Относительно лучшие условия были у евреев, проживающих в Меречевщине. За «дробление камней» получали, правда, плохое пропитание, но зато имели лучшую возможность более близко контактировать с населением окрестных сел. Жители села Скураты [Skuraty] некоторым из них привозили картофель, молоко и другие продукты. Я думаю, что не все делали это даром. Аркадий Цеменя [Ciemienia Arkadij] (1932-2010) утверждал, что его отец помогал выжить аптекарю Рабиновичу [Rabinowicz], Верваху [Werwach], Боруху [Boruch], а в особенности Носце [Nosko], дочери которого Соска [Soska] и Машка [Maszka] часто приходили к ним в село. Сам утверждал, что кормил его хлебом с маслом24.

Не суждено, однако, было евреям пережить войну в Меречевщине. Ждало их здесь, в этом историческом месте, тотальное уничтожение. До половины 1942 г. убийства евреев имели характер, по-видимому, одиночных событий. Убивали преимущественно евреев, убегавших из города, которые пробовали где-то спрятаться или попасть в Генеральную Губернию [Generalna Gubernia(6)], где считалось, что евреям живется лучше и там им не угрожает смерть.
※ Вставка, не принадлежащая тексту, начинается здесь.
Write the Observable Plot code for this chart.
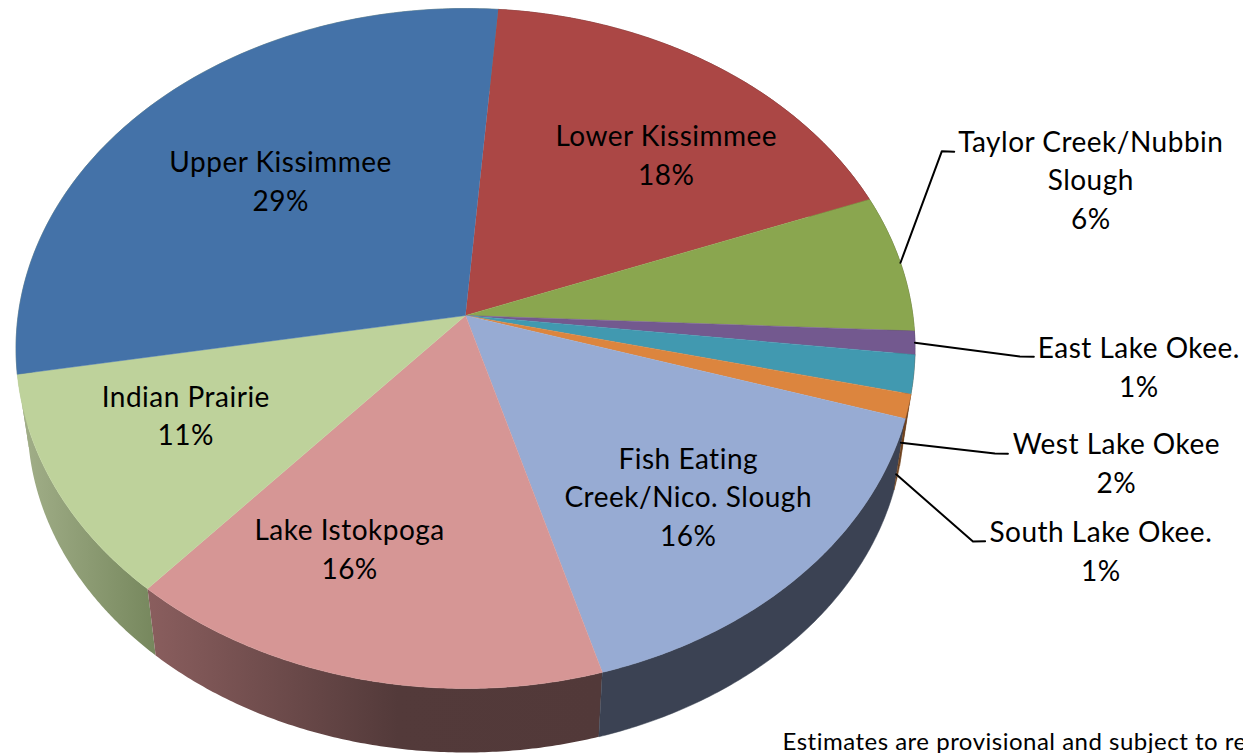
<!DOCTYPE html>
<html>
<head>
<meta charset="utf-8">
<style>
html,body{margin:0;padding:0;background:#fff;overflow:hidden}
svg{display:block}
</style>
<script src="https://cdn.jsdelivr.net/npm/d3@7"></script>
<script src="https://cdn.jsdelivr.net/npm/@observablehq/plot@0.6"></script>
</head>
<body>
<div id="chart"></div>
<script>
// ---- values (clockwise from the Upper/Lower Kissimmee boundary)
const categories = ["Lower Kissimmee","Taylor Creek/Nubbin\nSlough","East Lake Okee.","West Lake Okee","South Lake Okee.","Fish Eating\nCreek/Nico. Slough","Lake Istokpoga","Indian Prairie","Upper Kissimmee"];
const shares = [17.92,6.53,1.11,1.83,1.14,15.72,15.92,10.81,29.02];
const printedPercent = [18,6,1,2,1,16,16,11,29];
const topColors = ["#ab4745","#8aa64f","#73598f","#4199b0","#dc853e","#97abd3","#d69695","#bed29b","#4472a8"];
const wallFills = ["#572322","#465328","#3a2c48","#6e421f","#6e421f","#3b4253","url(#wall-pink)","url(#wall-green)","#929f78"];

// ---- label placement in pie coordinates: angle (deg), radius (1 = rim)
const labelAngle = [43.37,74,95.86,106.8,116.26,137.34,200.45,244.4,313.9];
const labelRadius = [.6851,1.5128,1.4906,1.4575,1.4828,.6982,.6947,.6737,.5966];
const leaders = [
  {id:"Taylor", path:[[80.85,1],[65.4,1.229],[66,1.255]]},
  {id:"East", path:[[94.6,1],[95.6,1.2306],[95.5,1.2613]]},
  {id:"West", path:[[111.2,1.007],[109.1,1.2044],[108.7,1.231]]},
  {id:"South", path:[[116.1,1.025],[120.6,1.2373],[120,1.2592]]}
];
const noteText = ["Estimates are provisional and subject to rev"];

// ---- pie geometry
const startAngle = 4.6, tilt = 0.097, squeeze = Math.sqrt(1 - tilt * tilt);
const topFace = {cx:465, cy:348, rx:449.5, ry:340};
const bottomFace = {cx:465, cy:421, rx:438, ry:331};
const rad = d => d * Math.PI / 180;
function project(angle, r, face = topFace) {
  const u = r * Math.sin(rad(angle)), v = r * Math.cos(rad(angle));
  const den = 1 + tilt * v;
  return {x: face.cx + face.rx * u * squeeze / den, y: face.cy - face.ry * (v + tilt) / den};
}
const total = d3.sum(shares);
const bounds = d3.cumsum(shares).map(c => startAngle + 360 * c / total);
const slices = categories.map((name, i) => ({
  name, i, a0: i ? bounds[i - 1] : startAngle, a1: bounds[i],
  color: topColors[i], wall: wallFills[i]
}));
const arcAngles = s => d3.range(0, 121).map(k => s.a0 + (s.a1 - s.a0) * k / 120);
const topPolygon = s => [project(0, 0), ...arcAngles(s).map(a => project(a, 1))];
const wallPolygon = s => [...arcAngles(s).map(a => project(a, 1)), ...arcAngles(s).reverse().map(a => project(a, 1, bottomFace))];

const labels = slices.map((s, i) => {
  const p = project(labelAngle[i], labelRadius[i]);
  return {...p, text: `${s.name}\n${printedPercent[i]}%`};
});
const leaderPoints = leaders.flatMap(l => l.path.map(([a, r]) => ({id: l.id, ...project(a, r)})));

const gradient = () => {
  const defs = d3.create("svg:defs");
  const add = (id, stops) => {
    const g = defs.append("linearGradient").attr("id", id).attr("x1", 0).attr("x2", 1).attr("y1", 0).attr("y2", 0);
    stops.forEach(([o, c]) => g.append("stop").attr("offset", o).attr("stop-color", c));
  };
  add("wall-pink", [[0, "#8a5e5e"], [0.55, "#533a3a"], [1, "#523939"]]);
  add("wall-green", [[0, "#a3b08a"], [1, "#76875d"]]);
  return defs.node();
};

const fontFamily = "Lato, 'Open Sans', sans-serif";
const poly = (pts, fill) => Plot.line(pts, {x:"x", y:"y", fill, stroke: fill.startsWith("url") ? "none" : fill, strokeWidth:.5, curve:"linear"});

const plot = Plot.plot({
  width:1243, height:753, margin:0,
  x:{domain:[0,1243], range:[0,1243], axis:null},
  y:{domain:[0,753], range:[0,753], axis:null},
  style:{background:"#fff", overflow:"hidden", letterSpacing:"0.5px"},
  marks:[
    gradient,
    ...[...slices].reverse().map(s => poly(wallPolygon(s), s.wall)),
    ...slices.map(s => poly(topPolygon(s), s.color)),
    Plot.line(leaderPoints, {x:"x", y:"y", z:"id", stroke:"#000", strokeWidth:2, curve:"linear"}),
    Plot.text(labels, {x:"x", y:"y", dy:-2.5, text:"text", fill:"#000", fontSize:28, fontFamily, lineHeight:1.375, textAnchor:"middle"}),
    Plot.text(noteText, {frameAnchor:"bottom-left", dx:782, dy:-4, text:d=>d, fill:"#000", fontSize:24, fontFamily, textAnchor:"start"})
  ]
});
document.getElementById("chart").appendChild(plot);
</script>
</body>
</html>
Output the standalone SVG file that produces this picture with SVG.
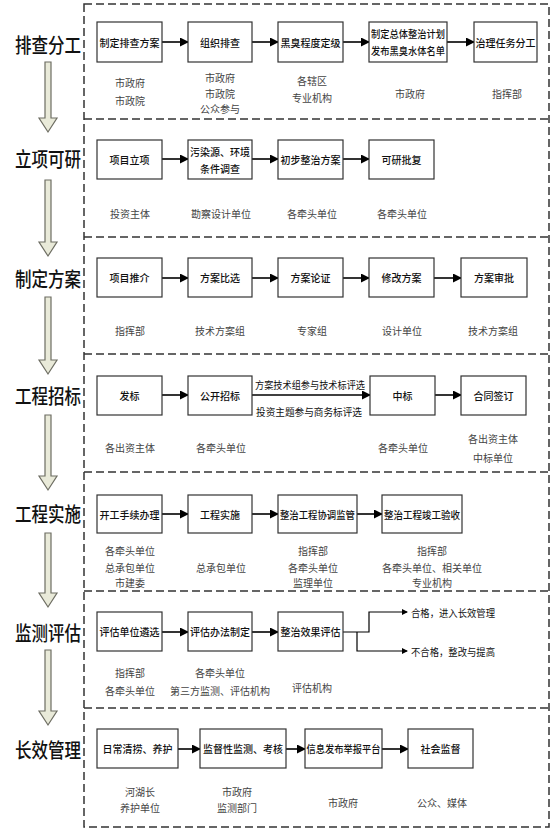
<svg xmlns="http://www.w3.org/2000/svg" width="560" height="831" viewBox="0 0 560 831">
<style>
.frame{fill:none;stroke:#333;stroke-width:1.5;stroke-dasharray:8 4}
.box{fill:#fff;stroke:#333;stroke-width:1.2}
.bt{font-family:"Noto Sans CJK SC",sans-serif;font-size:10px;fill:#111;text-anchor:middle;dominant-baseline:central;font-weight:500}
.lt{font-family:"Noto Sans CJK SC",sans-serif;font-size:10px;fill:#444;text-anchor:middle;dominant-baseline:central}
.st{font-family:"Noto Sans CJK SC",sans-serif;font-size:20px;fill:#111;text-anchor:middle;dominant-baseline:central;font-weight:500}
.ct{font-family:"Noto Sans CJK SC",sans-serif;font-size:10px;fill:#111;dominant-baseline:central}
.ar{fill:none;stroke:#000;stroke-width:1.6;marker-end:url(#ah)}
.sa{fill:none;stroke:#000;stroke-width:1.2;marker-end:url(#sh)}
.down{fill:#e9ead9;stroke:#6d6d62;stroke-width:1.2}
</style>
<defs>
<marker id="ah" markerWidth="9" markerHeight="9" refX="8" refY="4.5" orient="auto" markerUnits="userSpaceOnUse">
<path d="M0,0 L9,4.5 L0,9 Z" fill="#000"/>
</marker>
<marker id="sh" markerWidth="6" markerHeight="6" refX="5" refY="3" orient="auto" markerUnits="userSpaceOnUse">
<path d="M0,0 L6,3 L0,6 Z" fill="#000"/>
</marker>
</defs>

<g id="frame">
<rect class="frame" x="84" y="4" width="465" height="823"/>
<line class="frame" x1="84" y1="119" x2="549" y2="119"/>
<line class="frame" x1="84" y1="237" x2="549" y2="237"/>
<line class="frame" x1="84" y1="354" x2="549" y2="354"/>
<line class="frame" x1="84" y1="472" x2="549" y2="472"/>
<line class="frame" x1="84" y1="591" x2="549" y2="591"/>
<line class="frame" x1="84" y1="708" x2="549" y2="708"/>
</g>

<g id="stages">
<text class="st" x="48" y="44" textLength="66" lengthAdjust="spacingAndGlyphs">排查分工</text>
<text class="st" x="48" y="158" textLength="66" lengthAdjust="spacingAndGlyphs">立项可研</text>
<text class="st" x="48" y="278" textLength="66" lengthAdjust="spacingAndGlyphs">制定方案</text>
<text class="st" x="48" y="395" textLength="66" lengthAdjust="spacingAndGlyphs">工程招标</text>
<text class="st" x="48" y="513" textLength="66" lengthAdjust="spacingAndGlyphs">工程实施</text>
<text class="st" x="48" y="632" textLength="66" lengthAdjust="spacingAndGlyphs">监测评估</text>
<text class="st" x="48" y="749" textLength="66" lengthAdjust="spacingAndGlyphs">长效管理</text>
</g>

<g id="stage-arrows">
<path class="down" d="M45,62 H51 V118 H57 L48,132 L39,118 H45 Z"/>
<path class="down" d="M45,180 H51 V242 H57 L48,256 L39,242 H45 Z"/>
<path class="down" d="M45,297 H51 V360 H57 L48,374 L39,360 H45 Z"/>
<path class="down" d="M45,415 H51 V476 H57 L48,490 L39,476 H45 Z"/>
<path class="down" d="M45,533 H51 V593 H57 L48,607 L39,593 H45 Z"/>
<path class="down" d="M45,650 H51 V711 H57 L48,725 L39,711 H45 Z"/>
</g>

<g id="connectors">
<line class="ar" x1="162" y1="42" x2="188" y2="42"/>
<line class="ar" x1="252" y1="42" x2="278" y2="42"/>
<line class="ar" x1="343" y1="42" x2="369" y2="42"/>
<line class="ar" x1="447" y1="42" x2="474" y2="42"/>

<line class="ar" x1="162" y1="159" x2="188" y2="159"/>
<line class="ar" x1="252" y1="159" x2="278" y2="159"/>
<line class="ar" x1="343" y1="159" x2="369" y2="159"/>

<line class="ar" x1="162" y1="278" x2="188" y2="278"/>
<line class="ar" x1="252" y1="278" x2="278" y2="278"/>
<line class="ar" x1="343" y1="278" x2="369" y2="278"/>
<line class="ar" x1="434" y1="278" x2="461" y2="278"/>

<line class="ar" x1="162" y1="395" x2="188" y2="395"/>
<line class="ar" x1="252" y1="395" x2="370" y2="395"/>
<line class="ar" x1="435" y1="395" x2="461" y2="395"/>

<line class="ar" x1="162" y1="514" x2="188" y2="514"/>
<line class="ar" x1="252" y1="514" x2="278" y2="514"/>
<line class="ar" x1="357" y1="514" x2="382" y2="514"/>

<line class="ar" x1="162" y1="632" x2="188" y2="632"/>
<line class="ar" x1="252" y1="632" x2="278" y2="632"/>
<path class="sa" d="M343,632 H369 V612 H407"/>
<path class="sa" d="M357,632 V651 H407"/>

<line class="ar" x1="178" y1="749" x2="200" y2="749"/>
<line class="ar" x1="286" y1="749" x2="305" y2="749"/>
<line class="ar" x1="382" y1="749" x2="408" y2="749"/>

<text class="ct" x="310" y="384" text-anchor="middle" textLength="110" lengthAdjust="spacingAndGlyphs">方案技术组参与技术标评选</text>
<text class="ct" x="309" y="411" text-anchor="middle" textLength="106" lengthAdjust="spacingAndGlyphs">投资主题参与商务标评选</text>
<text class="ct" x="411" y="612" textLength="84" lengthAdjust="spacingAndGlyphs">合格，进入长效管理</text>
<text class="ct" x="411" y="651" textLength="84" lengthAdjust="spacingAndGlyphs">不合格，整改与提高</text>
</g>

<!-- Row 1 -->
<g id="n-zhidingpaicha"><rect class="box" x="97" y="22" width="65" height="40"/><text class="bt" x="129.5" y="42">制定排查方案</text><text class="lt" x="130" y="82">市政府</text><text class="lt" x="130" y="100">市政院</text></g>
<g id="n-zuzhipaicha"><rect class="box" x="188" y="22" width="64" height="40"/><text class="bt" x="220" y="42">组织排查</text><text class="lt" x="220" y="77">市政府</text><text class="lt" x="220" y="93">市政院</text><text class="lt" x="220" y="108">公众参与</text></g>
<g id="n-heichou"><rect class="box" x="278" y="22" width="65" height="40"/><text class="bt" x="310.5" y="42">黑臭程度定级</text><text class="lt" x="312" y="80">各辖区</text><text class="lt" x="312" y="97">专业机构</text></g>
<g id="n-zongti"><rect class="box" x="369" y="22" width="78" height="40"/><text class="bt" x="408" y="33" textLength="74" lengthAdjust="spacingAndGlyphs">制定总体整治计划</text><text class="bt" x="408" y="50" textLength="74" lengthAdjust="spacingAndGlyphs">发布黑臭水体名单</text><text class="lt" x="410" y="93">市政府</text></g>
<g id="n-renwu"><rect class="box" x="474" y="22" width="63" height="40"/><text class="bt" x="505.5" y="42">治理任务分工</text><text class="lt" x="507" y="93">指挥部</text></g>

<!-- Row 2 -->
<g id="n-lixiang"><rect class="box" x="97" y="140" width="65" height="39"/><text class="bt" x="129.5" y="159.5">项目立项</text><text class="lt" x="130" y="213">投资主体</text></g>
<g id="n-diaocha"><rect class="box" x="188" y="140" width="64" height="39"/><text class="bt" x="220" y="151">污染源、环境</text><text class="bt" x="220" y="168">条件调查</text><text class="lt" x="221" y="213">勘察设计单位</text></g>
<g id="n-chubu"><rect class="box" x="278" y="140" width="65" height="39"/><text class="bt" x="310.5" y="159.5">初步整治方案</text><text class="lt" x="312" y="213">各牵头单位</text></g>
<g id="n-keyan"><rect class="box" x="369" y="140" width="65" height="39"/><text class="bt" x="401.5" y="159.5">可研批复</text><text class="lt" x="402" y="213">各牵头单位</text></g>

<!-- Row 3 -->
<g id="n-tuijie"><rect class="box" x="97" y="258" width="65" height="39"/><text class="bt" x="129.5" y="277.5">项目推介</text><text class="lt" x="130" y="330">指挥部</text></g>
<g id="n-bixuan"><rect class="box" x="188" y="258" width="64" height="39"/><text class="bt" x="220" y="277.5">方案比选</text><text class="lt" x="220" y="330">技术方案组</text></g>
<g id="n-lunzheng"><rect class="box" x="278" y="258" width="65" height="39"/><text class="bt" x="310.5" y="277.5">方案论证</text><text class="lt" x="312" y="330">专家组</text></g>
<g id="n-xiugai"><rect class="box" x="369" y="258" width="65" height="39"/><text class="bt" x="401.5" y="277.5">修改方案</text><text class="lt" x="402" y="330">设计单位</text></g>
<g id="n-shenpi"><rect class="box" x="461" y="258" width="66" height="39"/><text class="bt" x="494" y="277.5">方案审批</text><text class="lt" x="493" y="330">技术方案组</text></g>

<!-- Row 4 -->
<g id="n-fabiao"><rect class="box" x="97" y="376" width="65" height="39"/><text class="bt" x="129.5" y="395.5">发标</text><text class="lt" x="130" y="447">各出资主体</text></g>
<g id="n-gongkai"><rect class="box" x="188" y="376" width="64" height="39"/><text class="bt" x="220" y="395.5">公开招标</text><text class="lt" x="221" y="447">各牵头单位</text></g>
<g id="n-zhongbiao"><rect class="box" x="370" y="376" width="65" height="39"/><text class="bt" x="402.5" y="395.5">中标</text><text class="lt" x="403" y="447">各牵头单位</text></g>
<g id="n-hetong"><rect class="box" x="461" y="376" width="65" height="39"/><text class="bt" x="493.5" y="395.5">合同签订</text><text class="lt" x="493" y="438">各出资主体</text><text class="lt" x="493" y="457">中标单位</text></g>

<!-- Row 5 -->
<g id="n-kaigong"><rect class="box" x="97" y="495" width="65" height="38"/><text class="bt" x="129.5" y="514">开工手续办理</text><text class="lt" x="130" y="550">各牵头单位</text><text class="lt" x="130" y="567">总承包单位</text><text class="lt" x="130" y="582">市建委</text></g>
<g id="n-shishi"><rect class="box" x="188" y="495" width="64" height="38"/><text class="bt" x="220" y="514">工程实施</text><text class="lt" x="221" y="567">总承包单位</text></g>
<g id="n-xietiao"><rect class="box" x="278" y="495" width="79" height="38"/><text class="bt" x="317.5" y="514" textLength="75" lengthAdjust="spacingAndGlyphs">整治工程协调监管</text><text class="lt" x="313" y="550">指挥部</text><text class="lt" x="313" y="567">各牵头单位</text><text class="lt" x="313" y="582">监理单位</text></g>
<g id="n-yanshou"><rect class="box" x="382" y="495" width="80" height="38"/><text class="bt" x="422" y="514" textLength="76" lengthAdjust="spacingAndGlyphs">整治工程竣工验收</text><text class="lt" x="432" y="550">指挥部</text><text class="lt" x="432" y="567">各牵头单位、相关单位</text><text class="lt" x="432" y="582">专业机构</text></g>

<!-- Row 6 -->
<g id="n-linxuan"><rect class="box" x="97" y="612" width="65" height="39"/><text class="bt" x="129.5" y="631.5">评估单位遴选</text><text class="lt" x="130" y="672">指挥部</text><text class="lt" x="130" y="690">各牵头单位</text></g>
<g id="n-banfa"><rect class="box" x="188" y="612" width="64" height="39"/><text class="bt" x="220" y="631.5">评估办法制定</text><text class="lt" x="220" y="672">各牵头单位</text><text class="lt" x="220" y="690">第三方监测、评估机构</text></g>
<g id="n-xiaoguo"><rect class="box" x="278" y="612" width="65" height="39"/><text class="bt" x="310.5" y="631.5">整治效果评估</text><text class="lt" x="312" y="687">评估机构</text></g>

<!-- Row 7 -->
<g id="n-richang"><rect class="box" x="97" y="729" width="81" height="39"/><text class="bt" x="137.5" y="748.5">日常清捞、养护</text><text class="lt" x="140" y="791">河湖长</text><text class="lt" x="140" y="807">养护单位</text></g>
<g id="n-jiance"><rect class="box" x="200" y="729" width="86" height="39"/><text class="bt" x="243" y="748.5">监督性监测、考核</text><text class="lt" x="237" y="791">市政府</text><text class="lt" x="237" y="807">监测部门</text></g>
<g id="n-pingtai"><rect class="box" x="305" y="729" width="77" height="39"/><text class="bt" x="343.5" y="748.5" textLength="74" lengthAdjust="spacingAndGlyphs">信息发布举报平台</text><text class="lt" x="343" y="802">市政府</text></g>
<g id="n-shehui"><rect class="box" x="408" y="729" width="65" height="39"/><text class="bt" x="440.5" y="748.5">社会监督</text><text class="lt" x="442" y="802">公众、媒体</text></g>
</svg>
Были, однако, случаи, когда убивали евреев также на дорогах, даже тех, которые за большие деньги приобретали официальное правительственное разрешение на переселение в другие города25. {250}

Сегодня точную дату первого массового уничтожения коссовских евреев, которая имела место в Меречевщине, трудно установить, причина в отсутствии документов, а хроники никто не вел. Не собраны также записи воспоминаний старших людей, помнящих те времена. Никто, ни из городских властей, ни школьных или иных не реагировал на мои настоятельные усилия о совершении таких записей. Когда же я понял, что ни на кого я не могу рассчитывать, то сам начал вести беседы с другими свидетелями тех событий, хоть было это немного запоздало, потому как многие старики уже умерли. Немногочисленные письменные записи дают часто противоречивые даты или дают их только приблизительно. И так, В. Савицкий [Sawicki Wladyslaw] сообщает, что это произошло 25 июня 1942 г.26, а З. Зимак [Zimak Zachariasz], что произошло это около 20 июля 1942 г.27 Зато «Ориентировочный ситуативный план главного места казни около 3 тысяч евреев из Коссово и группы поляков» [Orientacyjny plan sytuacyjny glównego miejsca stracenia okolo 3 tysiecy Zydów z Kosowa i grupy Polaków] приводит дату 26 июля 1942 г. На этом плане отсутствует фамилия автора. Мне кажется, что автором является тот же В. Савицкий или связанное с ним лицо. Зато А. Цеменя [Ciemienia A.] убеждал меня, что имело место это за 2 недели перед нападением партизан на Коссово, т.е. до 3 августа 1942 г., во время уборки ржи28.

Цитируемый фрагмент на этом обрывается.